The first element, druim ‘ridge’, is unproblematic. The second element, in contrast, poses a number of unanswerable questions, not helped by the fact that, apart from the questionable Merolrj, the forms appear relatively late in the record. It may even contain a metathesised form (with intrusive d following l) of the element which occurs in Strathairly LAR, the name attached to the lands immediately west of Drumeldrie. If this is the case, then we are dealing with a territorial name something like *Er(e)lin or *Er(o)lin applied to lands running along much of Largo Bay, and straddling LAR and NBN. For more on this name, see Strathairly LAR, above.

    However, in the absence of corroborative evidence, it is perhaps safer to treat the two names separately. In this case, much depends on the status of the 1306 form Merolrj (for which see also NBN Introduction, Med. Marches no. 2, Dunf. Reg. no. 590). Putting this aside as highly unreliable evidence for anything, and bearing in mind the lateness of the secure forms (starting in 1532), various possibilities suggest themselves. The closest Fife name is Rameldry KTT (see this volume, above), which almost certainly contains a personal name beginning with Mael (later Maol), probably Maolrioc. It should be noted, however, that the d in Rameldry, which is certainly intrusive, does not start to appear until the eighteenth century, whereas the d in Drumeldrie is there from the earliest secure forms in the early sixteenth century.

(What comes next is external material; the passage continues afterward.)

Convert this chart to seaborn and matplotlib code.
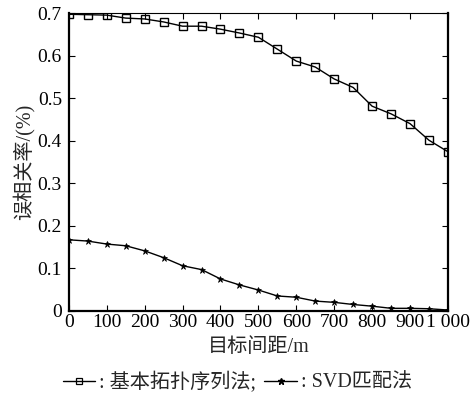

    There is a modern G word meilearach ‘long, seaside grass’, which would be very appropriate in this landscape, since a large part of Drumeldrie lands consists of links covered in just such grass.[267] However, meilearach is a Norse loan-word (melr ‘bent grass’), so it is unlikely to have formed part of Fife Gaelic.

    In short, until secure and much earlier forms of this name can be identified, there can be no satisfactory explanation for the second element.

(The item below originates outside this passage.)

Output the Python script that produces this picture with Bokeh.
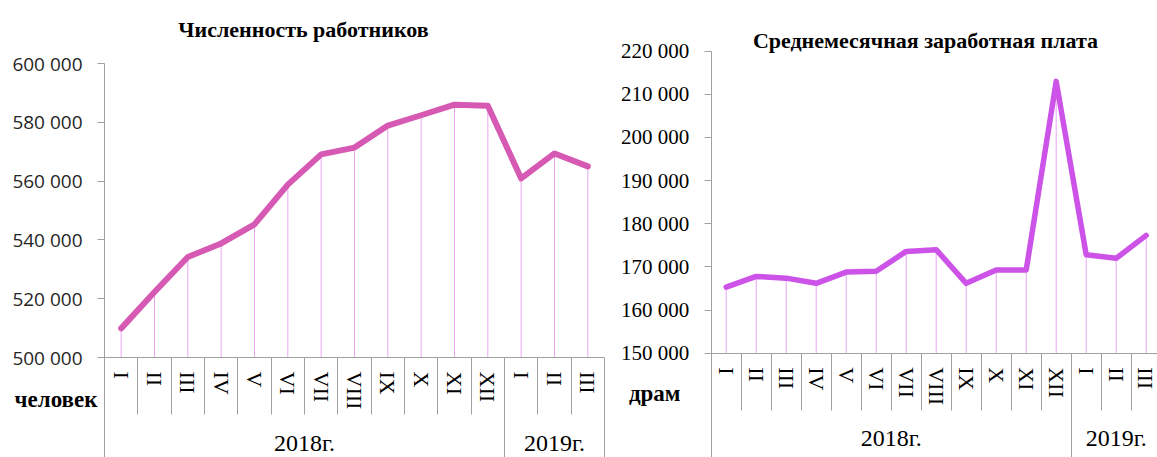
from bokeh.plotting import figure
from bokeh.models import LinearAxis, FixedTicker, Range1d, Label
from bokeh.layouts import row
from bokeh.embed import file_html
from bokeh.resources import INLINE

# ---------------- data ----------------
months = ["I", "II", "III", "IV", "V", "VI", "VII", "VIII", "IX", "X", "XI", "XII", "I", "II", "III"]
years = ["2018г."] * 12 + ["2019г."] * 3

workers = [509900, 522300, 534200, 538800, 545300, 558800, 569100, 571400,
           578900, 582400, 586000, 585600, 560900, 569400, 565000]
wages = [165300, 167800, 167400, 166200, 168800, 169000, 173600, 174000,
         166200, 169300, 169300, 213000, 172800, 172000, 177300]

workers_ticks = [500000, 520000, 540000, 560000, 580000, 600000]
workers_tick_labels = ["500 000", "520 000", "540 000", "560 000", "580 000", "600 000"]
wages_ticks = [150000, 160000, 170000, 180000, 190000, 200000, 210000, 220000]
wages_tick_labels = ["150 000", "160 000", "170 000", "180 000", "190 000",
                     "200 000", "210 000", "220 000"]

title_workers = "Численность работников"
title_wages = "Среднемесячная заработная плата"
unit_workers = "человек"
unit_wages = "драм"

# ---------------- styling / layout ----------------
H = 457
SERIF = "Liberation Serif"
AXIS_GRAY = "#A0A0A0"
SEP_SHORT = 57        # month separator length (px)
MONTH_GAP = 14        # gap between baseline and month labels (px)
YEAR_GAP = 72         # gap between baseline and year labels (px)


def make_chart(values, ticks, tick_labels, title, unit, *, width, axis_px, top_px,
               base_px, cat_px, line_color, line_width, drop_color, tick_font,
               tick_size, tick_color, title_cx, title_base, unit_right, unit_cy):
    n = len(values)
    y_top = ticks[-1]
    y_bottom = ticks[0]
    per_px = (y_top - y_bottom) / (base_px - top_px)
    y_end = y_top + top_px * per_px
    y_start = y_bottom - (H - base_px) * per_px
    x_start = -axis_px / cat_px
    x_end = (width - axis_px) / cat_px

    p = figure(width=width, height=H, output_backend="svg", toolbar_location=None,
               x_axis_type=None, y_axis_type=None,
               x_range=Range1d(x_start, x_end), y_range=Range1d(y_start, y_end),
               min_border_left=0, min_border_right=0,
               min_border_top=0, min_border_bottom=0)
    p.outline_line_color = None
    p.background_fill_color = "white"
    p.border_fill_color = "white"

    xs = [i + 0.5 for i in range(n)]

    # drop lines
    p.segment(x0=xs, y0=[y_bottom] * n, x1=xs, y1=values,
              line_color=drop_color, line_width=1)
    # main line
    p.line(xs, values, line_color=line_color, line_width=line_width,
           line_join="round", line_cap="round")

    # y axis
    yax = LinearAxis(ticker=FixedTicker(ticks=ticks, minor_ticks=[]),
                     major_label_overrides={t: l for t, l in zip(ticks, tick_labels)},
                     fixed_location=0, bounds=(y_start, y_top))
    yax.axis_line_color = AXIS_GRAY
    yax.major_tick_line_color = AXIS_GRAY
    yax.major_tick_in = 0
    yax.major_tick_out = 7
    yax.minor_tick_out = 0
    yax.minor_tick_line_color = None
    yax.major_label_standoff = 15
    yax.major_label_text_font = tick_font
    yax.major_label_text_font_size = tick_size
    yax.major_label_text_color = tick_color
    p.add_layout(yax, "left")

    # month axis (labels + short separators)
    inner = list(range(1, n))
    max_ = LinearAxis(ticker=FixedTicker(ticks=xs, minor_ticks=inner),
                      major_label_overrides={x: m for x, m in zip(xs, months)},
                      fixed_location=y_bottom, bounds=(0, n))
    max_.axis_line_color = AXIS_GRAY
    max_.major_tick_line_color = None
    max_.major_tick_in = 0
    max_.major_tick_out = 0
    max_.minor_tick_line_color = AXIS_GRAY
    max_.minor_tick_in = 0
    max_.minor_tick_out = SEP_SHORT
    max_.major_label_orientation = "vertical"
    max_.major_label_standoff = MONTH_GAP - SEP_SHORT
    max_.major_label_text_font = SERIF
    max_.major_label_text_font_size = "22px"
    max_.major_label_text_color = "black"
    p.add_layout(max_, "below")

    # year axis (group labels + long separators)
    bounds = [0]
    for i in range(1, n):
        if years[i] != years[i - 1]:
            bounds.append(i)
    bounds.append(n)
    centers = [(a + b) / 2 for a, b in zip(bounds[:-1], bounds[1:])]
    labels = [years[a] for a in bounds[:-1]]
    sep_long = int(round(H - base_px)) + 2
    yr = LinearAxis(ticker=FixedTicker(ticks=centers, minor_ticks=bounds),
                    major_label_overrides={c: l for c, l in zip(centers, labels)},
                    fixed_location=y_bottom, bounds=(0, n))
    yr.axis_line_color = None
    yr.major_tick_line_color = None
    yr.major_tick_in = 0
    yr.major_tick_out = 0
    yr.minor_tick_line_color = AXIS_GRAY
    yr.minor_tick_in = 0
    yr.minor_tick_out = sep_long
    yr.major_label_standoff = YEAR_GAP - sep_long
    yr.major_label_text_font = SERIF
    yr.major_label_text_font_size = "24px"
    yr.major_label_text_color = "black"
    p.add_layout(yr, "below")

    # title
    p.add_layout(Label(x=title_cx, y=H - title_base, x_units="screen", y_units="screen",
                       text=title, text_align="center", text_baseline="alphabetic",
                       text_font=SERIF, text_font_size="22px",
                       text_font_style="bold", text_color="black"))

    # unit label
    p.add_layout(Label(x=unit_right, y=H - unit_cy, x_units="screen", y_units="screen",
                       text=unit, text_align="right", text_baseline="middle",
                       text_font=SERIF, text_font_size="23px",
                       text_font_style="bold", text_color="black"))
    return p


p1 = make_chart(workers, workers_ticks, workers_tick_labels, title_workers, unit_workers,
                width=608, axis_px=104, top_px=63, base_px=357, cat_px=100 / 3,
                line_color="#D65AB4", line_width=6, drop_color="#E9A6F0",
                tick_font="Open Sans", tick_size="19px", tick_color="#262626",
                title_cx=303, title_base=29, unit_right=97, unit_cy=399)

p2 = make_chart(wages, wages_ticks, wages_tick_labels, title_wages, unit_wages,
                width=549, axis_px=102.7, top_px=50.7, base_px=352.7, cat_px=30,
                line_color="#CC52E8", line_width=5.5, drop_color="#E9A6F4",
                tick_font=SERIF, tick_size="21px", tick_color="black",
                title_cx=317, title_base=40, unit_right=72, unit_cy=393)

layout = row(p1, p2)
open("out.html", "w").write(file_html(layout, INLINE))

    In the early twentieth century it was described as the only hamlet in the parish (Cunningham 1907, 104). This probably explains why OSA gives Drumeldrie (Drumelry) as an alias for the parish of Newburn (p. 689).

    Cropmarks in the area indicate the presence of hut circles and a possible souterrain at NO440027 (NMRS NO40SW 213).

    Wet ground between Drumeldrie and the sea, at approximately NO443026, is known locally as Pishie Miggie or Pishie Maggie.[268]